Bem se vê que a hermenêutica, que dá título ao prefácio, não pode ser uma que ilumine excessivamente, antes, pelo contrário, ela deve acercar-se do mistério, arriscar-se em suas veredas, intimizar-se com o que ele tem de mais secreto, falar a sua linguagem. Mas esta é, por essência, a Hermenêutica, como revela Emmanuel Carneiro Leão:
              “A palavra Hermenêutica deriva-se de hermeneutike, cujo sentido se determina pelo verbo hermeneuein, que os romanos traduziram com interpretari.
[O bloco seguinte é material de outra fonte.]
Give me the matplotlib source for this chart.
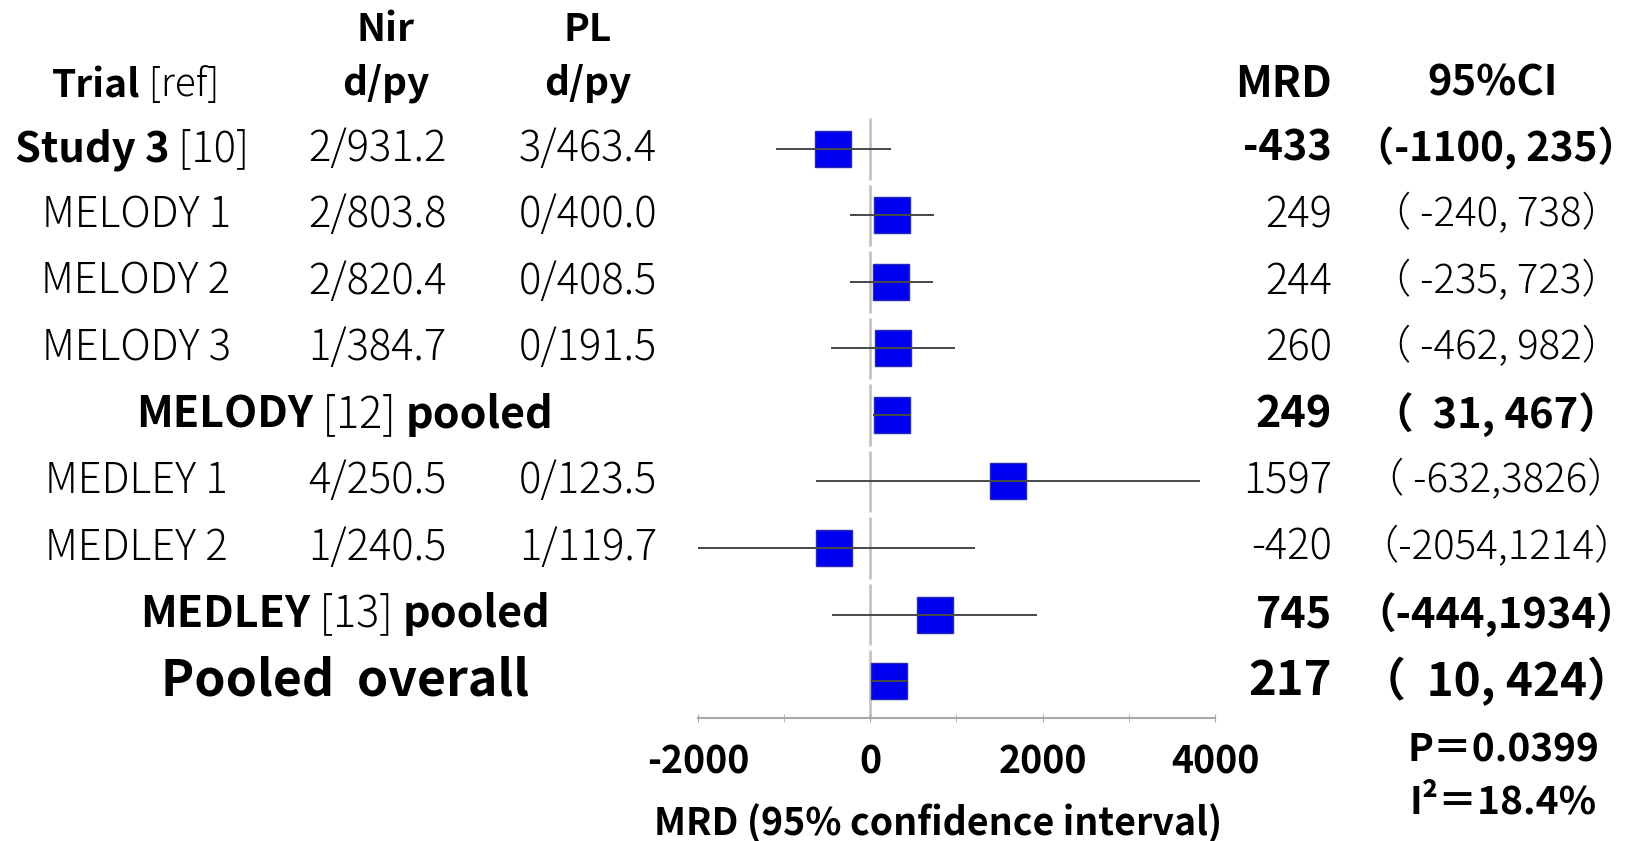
import matplotlib.pyplot as plt
from matplotlib import transforms
import numpy as np

plt.rcParams['font.family'] = ['Noto Sans CJK JP', 'DejaVu Sans']

names = ["Study 3", "MELODY 1", "MELODY 2", "MELODY 3", "MELODY",
         "MEDLEY 1", "MEDLEY 2", "MEDLEY", "Pooled  overall"]
refs = ["[10]", "", "", "", "[12]", "", "", "[13]", ""]
nir = ["2/931.2", "2/803.8", "2/820.4", "1/384.7", "",
       "4/250.5", "1/240.5", "", ""]
pl = ["3/463.4", "0/400.0", "0/408.5", "0/191.5", "",
      "0/123.5", "1/119.7", "", ""]
mrd = [-433, 249, 244, 260, 249, 1597, -420, 745, 217]
ci_lo = [-1100, -240, -235, -462, 31, -632, -2054, -444, 10]
ci_hi = [235, 738, 723, 982, 467, 3826, 1214, 1934, 424]
xticks = [-2000, 0, 2000, 4000]
p_text = "P＝0.0399"
i2_text = "I²＝18.4%"

W, H = 1637, 841
fig = plt.figure(figsize=(W / 100, H / 100), dpi=100)
ax = fig.add_axes([698 / W, (H - 718) / H, 517 / W, 609 / H])
rows = np.arange(len(names))
ax.set_xlim(-2000, 4000)
ax.set_ylim(8.556, -0.6)

# zero line, broken between rows
seg_top = rows - 0.46
seg_bot = rows + 0.46
seg_bot[-1] = 8.556
ax.vlines(np.zeros(len(rows)), seg_top, seg_bot, color='#c4c4c4', lw=2, zorder=1)

ax.plot(mrd, rows, 's', ms=26, mfc='#0000f0', mec='#2828b8', mew=1, zorder=2)
ax.hlines(rows, ci_lo, ci_hi, color='#484848', lw=1.4, zorder=3)

for s in ['top', 'left', 'right']:
    ax.spines[s].set_visible(False)
ax.spines['bottom'].set_color('#a8a8a8')
ax.spines['bottom'].set_linewidth(1.5)
ax.set_yticks([])
ax.set_xticks(xticks)
ax.set_xticks(np.arange(-2000, 4001, 1000), minor=True)
ax.set_xticklabels([str(t) for t in xticks], fontsize=27, fontweight='bold')
ax.tick_params(axis='x', which='both', direction='inout', length=6,
               color='#a8a8a8', pad=15)

tr = transforms.blended_transform_factory(fig.transFigure, ax.transData)
LIGHT = 300


def px(x):
    return x / W


def chain(y, parts, size, center):
    # parts: list of (text, weight); drawn side by side, then centred
    first = fig.text(0, y, parts[0][0], fontsize=size, fontweight=parts[0][1],
                     transform=tr, ha='left', va='bottom')
    prev = first
    items = [first]
    for s, w in parts[1:]:
        prev = ax.annotate(s, xy=(1, 0), xycoords=prev, fontsize=size,
                           fontweight=w, ha='left', va='bottom')
        items.append(prev)
    fig.canvas.draw()
    l = items[0].get_window_extent().x0
    r = items[-1].get_window_extent().x1
    first.set_x(px(center - (r - l) / 2))
    return items


# headers
for xc, top in [(386, "Nir"), (588, "PL")]:
    fig.text(px(xc), -1.8, top, fontsize=28, fontweight='bold', transform=tr,
             ha='center', va='center')
    fig.text(px(xc), -0.98, "d/py", fontsize=28, fontweight='bold', transform=tr,
             ha='center', va='center')
chain(-0.98 + 0.32, [("Trial", 'bold'), (" [ref]", LIGHT)], 28, center=136)
fig.text(px(1332), -0.98, "MRD", fontsize=31, fontweight='bold', transform=tr,
         ha='right', va='center')
fig.text(px(1493), -0.98, "95%CI", fontsize=30, fontweight='bold', transform=tr,
         ha='center', va='center')

bold_rows = [0, 4, 7, 8]
pooled_rows = [4, 7]
for i in rows:
    y = i
    if i == 0:
        chain(y + 0.33, [(names[i], 'bold'), (" " + refs[i], LIGHT)], 30, center=132)
    elif i in pooled_rows:
        chain(y + 0.33, [(names[i], 'bold'), (" " + refs[i] + " ", LIGHT),
                         ("pooled", 'bold')], 31, center=345)
    elif i == 8:
        fig.text(px(345), y, names[i], fontsize=36, fontweight='bold', transform=tr,
                 ha='center', va='center')
    else:
        fig.text(px(136), y, names[i], fontsize=30, fontweight=LIGHT, transform=tr,
                 ha='center', va='center')
    if nir[i]:
        fig.text(px(377), y, nir[i], fontsize=30, fontweight=LIGHT, transform=tr,
                 ha='center', va='center')
        fig.text(px(588), y, pl[i], fontsize=30, fontweight=LIGHT, transform=tr,
                 ha='center', va='center')
    if i == 8:
        size = 34
    elif i in pooled_rows:
        size = 31
    else:
        size = 30
    w = 'bold' if i in bold_rows else LIGHT
    lo_w = 4 if i in bold_rows else 5
    ci = "（" + f"{ci_lo[i]:>{lo_w}}" + "," + f"{ci_hi[i]:>4}" + "）"
    fig.text(px(1332), y, str(mrd[i]), fontsize=size, fontweight=w, transform=tr,
             ha='right', va='center')
    fig.text(px(1496), y, ci, fontsize=size - 1, fontweight=w, transform=tr,
             ha='center', va='center')

fig.text(px(1503), 1 - 750 / H, p_text, fontsize=28, fontweight='bold',
         ha='center', va='center')
fig.text(px(1503), 1 - 802 / H, i2_text, fontsize=28, fontweight='bold',
         ha='center', va='center')
fig.text(px(938), 1 - 823 / H, "MRD (95% confidence interval)", fontsize=27,
         fontweight='bold', ha='center', va='center')

fig.savefig("out.png", dpi=100)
Hermeneuein, hermeneia e hermeneus não dizem (…) esclarecer no sentido de conduzir uma coisa estranha e obscura para o âmbito claro e familiar da razão e do discurso. Esta maneira de se entender a hermenêutica parte de pressupostos indiscutidos. Por um lado, supõe que razão e discurso são a coisa mais clara do mundo. Por outro, que o originário e decisivo é a discursividade e a racionalidade.  (…) O originário e decisivo não é o inteligível e racional, mas o inefável e o mistério. Neste questionamento se elabora a identidade e diferença de língua e linguagem. E é esta con-juntura de identidade e diferença que evoca o radical grego herm-, cuja forma primitiva iniciava com um digama, werm-, posteriormente substituído pelo fonema h do spiritus asper. Como o latim verb-, o alemão Wort e o inglês word, o radical grego werm- provém de uma mesma raiz, wer ou wre, que significa o falar e o dizer da língua enquanto interpretação do mistério. E só por isso foi possível chamar o intérprete dos deuses de Herm-es e identificá-lo com a língua. Assim, hermeneuein, interpretar, não diz conduzir alguma coisa para a claridade da razão e o discurso da língua, mas reconduzi-la a seu lugar de origem no mistério da Linguagem” (LEÃO, 1977: 248).
 
A hermenêutica, assim concebida, necessariamente requer uma a-letria, uma leitura não literal, que não se destine ao claro da língua, mas se enderece aos interstícios da linguagem, que não se contente com o senso, mas aspire ao supra-senso, que leia como um legein, um colher que discerne e acolhe os esparsos sinais que escrevem a legenda da vida. É sob a chancela de Hermes, o deus do duplo domínio diurno-noturno, que incessantemente vai-e-vem no caminho do visível ao invisível, que se dá essa leitura. Uma aletria e uma hermenêutica: eis o título do prefácio. Eis a dupla tarefa para quem se dispõe a acompanhar as estórias.